«On pourrait rester assis là et je vous raconterais des histoires d’horreur jusqu’à demain matin», lance Annie. Cette infirmière de 48 ans travaille depuis 12 ans à l’hôpital Maisonneuve-Rosemont. Après avoir essayé des «multitudes de choses», elle n’y croit plus. Elle a donné sa démission pour décembre.
Bien que non syndiquée, Annie faisait partie de la centaine de professionnels de la santé qui s’étaient rassemblés ce jeudi devant l’hôpital Maisonneuve-Rosemont, à l’appel de la Fédération interprofessionnelle de la santé du Québec-Syndicat des professionnel(le)s en soins de l’Est-de-l’Île de Montréal (FIQ-SPSESTIM).
L’objet de cette manifestation était de «dénoncer la situation insoutenable que vivent les professionnelles en soins de l’Est-de-l’Île de Montréal», expliquait la FIQ-SPSESTIM dans un communiqué.
«Il y a un réel problème de lits qui ne nous permet pas de monter les patients rapidement. On a perdu 136 lits dans l’est ces dernières années; cela a un effet direct sur les urgences», explique à Métro le président de la FIQ-SPSESTIM, Denis Cloutier.
Un constat que partage Annie, qui travaille justement dans ce service. «On a besoin d’énormément d’effectifs; il manque 20 à 30 infirmières le soir. Depuis la pandémie, 68 infirmières ont quitté les urgences», affirme-t-elle.

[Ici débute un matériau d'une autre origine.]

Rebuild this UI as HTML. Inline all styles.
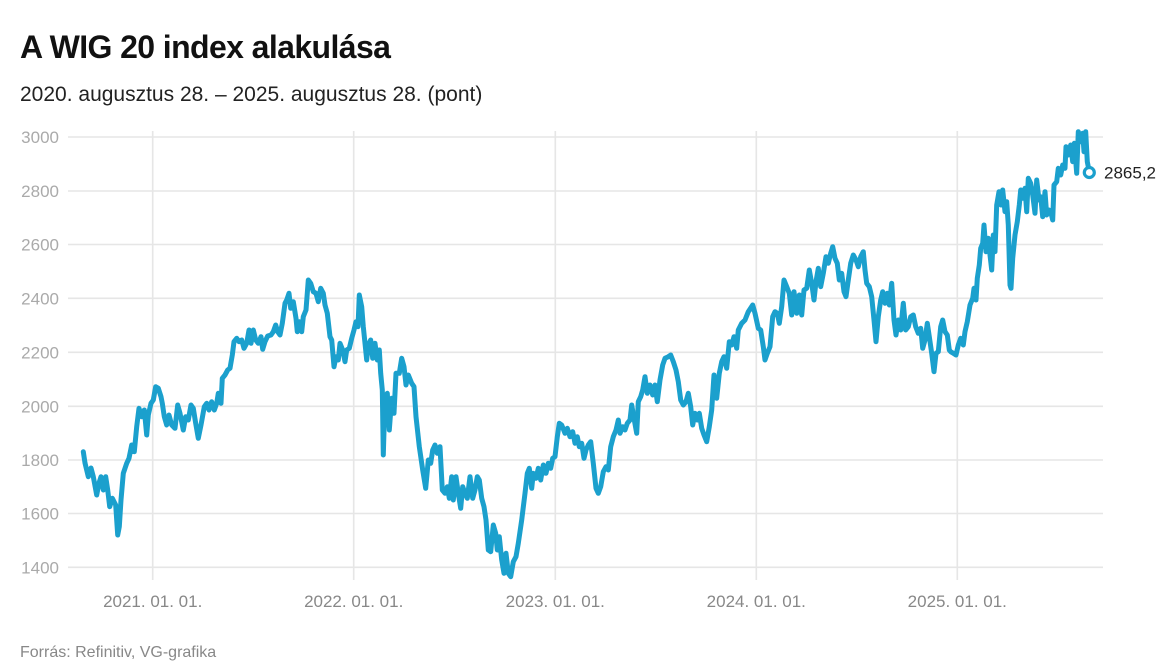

Problème de rétention de personnel
Les professionnelles en soin et les syndicats redoutent que les prochaines semaines soient «castastrophiques avec les débordements réguliers de l’urgence et la fermeture de nombreux lits d’hospitalisation à cause du manque de personnel», insiste la FIQ-SPSESTIM.
Selon Annie, cela fait déjà sept ans, soit depuis la réforme Barrette et la cure d’austérité, que ça ne va pas bien.
Quand j’ai commencé ici, il y avait une très belle qualité des soins. Elle s’est dégradée par manque de préposés et d’infirmières à plein temps plein
Annie, infirmière depuis 12 ans à l’hôpital Maisonneuve-Rosemont
«Quand j’ai commencé ici, il y avait une très belle qualité des soins. Elle s’est dégradée par manque de préposés et d’infirmières à plein temps plein», analyse l’infirmière.
Il y a peu de temps, elle a dû demander au syndicat d’intervenir après avoir enchaîné un samedi et un dimanche à 16h de travail continu. «J’avais dormi trois heures au total», relate-t-elle.
La vocation se perdrait du fait des mauvaises conditions de travail. Le salaire et les horaires poussent de plus en plus d’infirmières à pousser la porte des CLSC et autres agences de santé plutôt que de rejoindre l’hôpital et ses services d’urgence en surcapacité.
«J’ai vu des jeunes en train de pleurer, on les met à des niveaux d’anxiété inacceptables. Je les aide, j’avais une belle équipe. […] Aujourd’hui, j’ai perdu beaucoup de mes protégés», poursuit la professionnelle de santé.
Beaucoup d’entre eux sont notamment parti en raison des heures supplémentaires obligatoires.
Un plan à venir
Ce que craignent les professionnelles, c’est que cette réalité qui touche les hôpitaux ait une grave incidence sur la santé des patients.
Ce que demande entre autres la FIQ, c’est une loi sur les ratios professionnels/patients, «pour travailler dans des conditions optimales et donner des soins sécuritaires à la patientèle», souligne Julie Bouchard, présidente de la Fédération.
Les «primes COVID» et mesures incitatives adressées aux personnels hospitaliers seront arrêtées. C’est dans ce cadre-là que la FIQ-SPSESTIM réclame au ministère de la Santé un plan immédiat afin de pouvoir «passer à travers l’été».
Le Centre intégré universitaire de santé et de services sociaux (CIUSSS) de l’Est-de-l’Île-de-Montréal assure qu’un plan de gestion des effectifs pour la saison estivale est en cours d’élaboration et sera présenté sous peu aux employés.
Il y voit également deux facteurs principaux à la situation actuelle. Le premier, c’est que l’hôpital Maisonneuve-Rosemont «dessert 26% de la population de Montréal mais a seulement 17% des lits disponibles pour l’ensemble du territoire». De plus, l’établissement reçoit un nombre d’ambulances «plus important que la quote-part prévue».
Outre le plan de gestion, le CIUSSS-EMTL indique que la livraison du nouvel hôpital, attendu dans environ 8 ans, devrait fournir 200 nouveaux lits. Sur le terrain, les professionnels et syndicalistes, eux, estiment que le Ministère et la direction vivent «dans un monde de licornes», à l’image de leur mascotte.